There are many examples of where failing to fulfil the social licence to operate goes wrong – United Airlines having security drag a customer off a plane because they had overbooked seats is a good example of a business crossing the line of acceptable behaviour. And closer to home, the Chiefs rugby team’s decision to hire a stripper for an end-of-season event in 2016 also failed to win community support.

“This is where IR can help to present non-financial impacts; such issues could have been avoided if there had been adequate discussion in the board room, consultation with the community and understanding of social acceptability.”

Mark Hucklesby, Partner and National Technical Director in the New Zealand accounting and advisory firm Grant Thornton, believes short-term gains in a “live for today” environment shape many of our actions; consequently, lip service is paid to accountability.
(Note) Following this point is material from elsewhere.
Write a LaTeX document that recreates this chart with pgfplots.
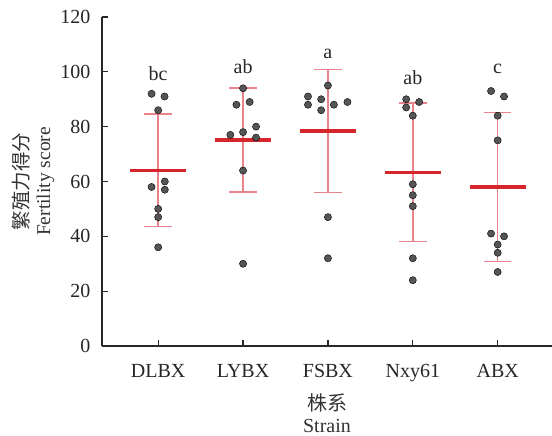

IR on the other hand is more efficient, and means more integrated thinking, greater clarity on business issues and performance, and improved engagement, relationships and reputation. It also improves gross margins. “Financial network models focus on market dynamics and linkages but the world is connected – we need to report on what matters to individuals.”

He believes strategy should be at the heart of every IR, incorporating organisational overview and external elements that influence the entity’s operations.
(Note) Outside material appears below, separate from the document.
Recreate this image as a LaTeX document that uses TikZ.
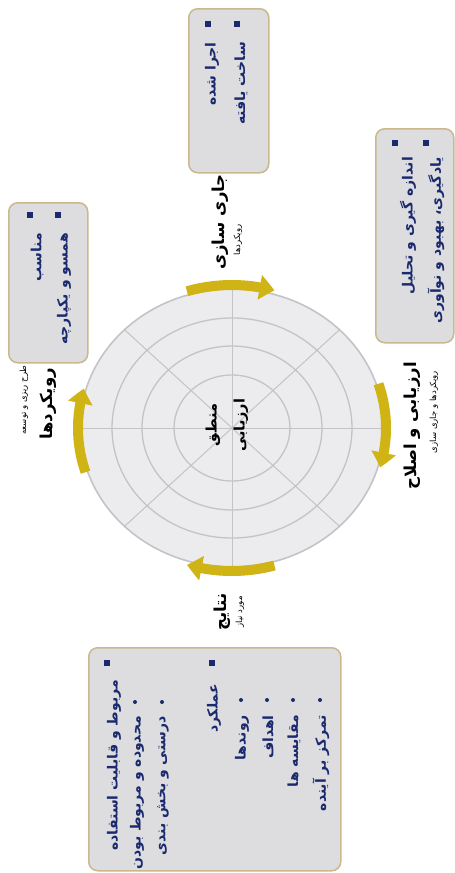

Craig Deegan Professor of Accounting, RMIT University Melbourne says one of the positive aspects of IR is that it requires answers to “Where does the organisation want to go and how does it intend to get there?”
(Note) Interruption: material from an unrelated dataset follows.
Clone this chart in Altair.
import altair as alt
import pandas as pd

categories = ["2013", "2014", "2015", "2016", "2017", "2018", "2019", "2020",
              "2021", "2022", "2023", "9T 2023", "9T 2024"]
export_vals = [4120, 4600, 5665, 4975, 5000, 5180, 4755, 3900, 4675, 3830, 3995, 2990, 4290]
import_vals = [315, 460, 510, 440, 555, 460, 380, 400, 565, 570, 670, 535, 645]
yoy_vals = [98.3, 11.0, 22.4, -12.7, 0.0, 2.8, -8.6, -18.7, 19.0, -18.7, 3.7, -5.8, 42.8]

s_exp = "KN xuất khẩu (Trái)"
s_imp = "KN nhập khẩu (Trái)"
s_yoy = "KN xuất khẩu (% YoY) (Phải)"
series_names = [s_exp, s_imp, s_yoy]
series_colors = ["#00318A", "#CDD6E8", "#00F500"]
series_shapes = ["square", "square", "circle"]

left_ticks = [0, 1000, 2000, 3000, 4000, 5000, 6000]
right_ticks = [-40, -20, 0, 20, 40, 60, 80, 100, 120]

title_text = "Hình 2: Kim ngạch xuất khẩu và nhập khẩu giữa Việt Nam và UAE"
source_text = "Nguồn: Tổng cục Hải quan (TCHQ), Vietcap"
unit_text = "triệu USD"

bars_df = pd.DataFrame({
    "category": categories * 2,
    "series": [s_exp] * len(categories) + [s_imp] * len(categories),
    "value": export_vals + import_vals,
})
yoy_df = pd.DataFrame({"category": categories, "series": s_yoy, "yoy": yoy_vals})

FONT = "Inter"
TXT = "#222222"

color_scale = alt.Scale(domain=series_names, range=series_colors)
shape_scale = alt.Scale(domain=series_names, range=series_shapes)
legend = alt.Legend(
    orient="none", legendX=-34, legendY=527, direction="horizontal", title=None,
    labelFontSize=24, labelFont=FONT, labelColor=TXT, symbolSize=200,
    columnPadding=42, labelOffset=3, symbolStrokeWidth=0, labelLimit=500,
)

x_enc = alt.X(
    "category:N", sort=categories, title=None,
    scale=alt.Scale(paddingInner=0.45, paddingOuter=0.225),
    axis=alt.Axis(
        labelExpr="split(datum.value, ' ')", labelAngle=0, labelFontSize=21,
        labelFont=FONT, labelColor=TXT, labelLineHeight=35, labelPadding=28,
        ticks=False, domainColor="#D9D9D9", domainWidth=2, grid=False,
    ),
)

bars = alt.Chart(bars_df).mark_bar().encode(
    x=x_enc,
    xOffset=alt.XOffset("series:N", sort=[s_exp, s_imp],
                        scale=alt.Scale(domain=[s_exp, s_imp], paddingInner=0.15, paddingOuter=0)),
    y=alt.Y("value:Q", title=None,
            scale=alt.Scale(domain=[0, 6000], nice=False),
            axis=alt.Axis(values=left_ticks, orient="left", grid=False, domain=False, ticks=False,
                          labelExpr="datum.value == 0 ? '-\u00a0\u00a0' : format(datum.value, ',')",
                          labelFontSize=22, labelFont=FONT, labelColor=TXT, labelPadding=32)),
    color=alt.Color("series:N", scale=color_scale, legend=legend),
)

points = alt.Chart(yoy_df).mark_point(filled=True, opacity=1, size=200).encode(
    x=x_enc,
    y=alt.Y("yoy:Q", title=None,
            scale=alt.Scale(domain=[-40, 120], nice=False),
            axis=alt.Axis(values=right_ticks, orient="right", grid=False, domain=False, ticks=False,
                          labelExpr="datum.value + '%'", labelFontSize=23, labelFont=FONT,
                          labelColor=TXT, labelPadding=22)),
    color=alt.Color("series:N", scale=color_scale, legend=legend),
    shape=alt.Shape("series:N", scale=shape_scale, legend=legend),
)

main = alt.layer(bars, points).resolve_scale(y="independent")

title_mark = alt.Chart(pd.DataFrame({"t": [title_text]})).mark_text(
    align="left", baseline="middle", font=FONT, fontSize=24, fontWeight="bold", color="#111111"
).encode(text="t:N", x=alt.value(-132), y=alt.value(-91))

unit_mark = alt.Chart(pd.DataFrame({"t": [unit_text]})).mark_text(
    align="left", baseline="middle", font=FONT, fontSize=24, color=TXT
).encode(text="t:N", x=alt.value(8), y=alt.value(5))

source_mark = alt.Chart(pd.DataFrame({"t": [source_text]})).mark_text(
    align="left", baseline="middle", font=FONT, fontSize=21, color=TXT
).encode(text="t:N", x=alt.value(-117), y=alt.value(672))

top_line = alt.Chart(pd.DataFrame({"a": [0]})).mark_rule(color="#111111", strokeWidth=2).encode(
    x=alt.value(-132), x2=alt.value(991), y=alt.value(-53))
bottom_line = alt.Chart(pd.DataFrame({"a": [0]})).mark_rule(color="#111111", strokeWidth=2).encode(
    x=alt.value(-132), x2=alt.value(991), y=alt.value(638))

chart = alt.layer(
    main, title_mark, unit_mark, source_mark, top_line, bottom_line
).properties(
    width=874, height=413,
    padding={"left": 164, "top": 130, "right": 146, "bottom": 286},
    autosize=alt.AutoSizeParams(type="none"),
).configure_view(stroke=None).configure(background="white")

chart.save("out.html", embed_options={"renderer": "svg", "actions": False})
“It requires consideration of connectivity and interdependencies, and helps to question how the organisation’s governance structure supports the organisation’s ability to create value in the short, medium and long-term.”

However, he believes stakeholders expect Integrated Reporting to mean transparency, and as such, suggests it needs to develop more focus on accountability rather than value creation.

Mark Yeoman, Warehouse Group Limited Chief Financial Officer, sees an important role for Integrated Reporting beyond the investor and into wider communities.

The Warehouse has also adopted the reporting system, initially working on integrated thinking as a way of explaining trade-offs and priorities.

Mr Yeoman pointed out IR helps organisations to recognise value in more ways than just through financial measures, by assessing the positive and negative capital attributes for an organisation, describing and measuring benefits and understand risk, and factoring this into decision criteria.

Many investments have non-financial costs and benefits, and both controllable and uncontrollable factors which influence value. The Integrated Reporting framework has six major stores of value that makes it easier for an organisation to state its purpose:

  • Financial capital
  • Natural capital
  • Human capital
  • Manufactured capital
  • Social and relationship capital
  • Intellectual capital

Integrated Reporting facts and figures

According to the International Integrated Reporting Committee (IIRC), Integrated Reporting (IR) is defined as a process founded on integrated thinking that results in a periodic integrated report by an organisation about value creation over time and related communications regarding aspects of value creation.

  • IR started with a pilot programme involving 130 companies across many countries and now there are 2,000+ entities actively in IR networks worldwide.
  • South Africa mandated IR in 2011 for listed entities.
  • The first New Zealand IR adopters were Sanford and NZ Post - their ongoing achievements in IR have been globally recognised.
  • IR has meant a reduction in cost of capital (of up to 50 basis points).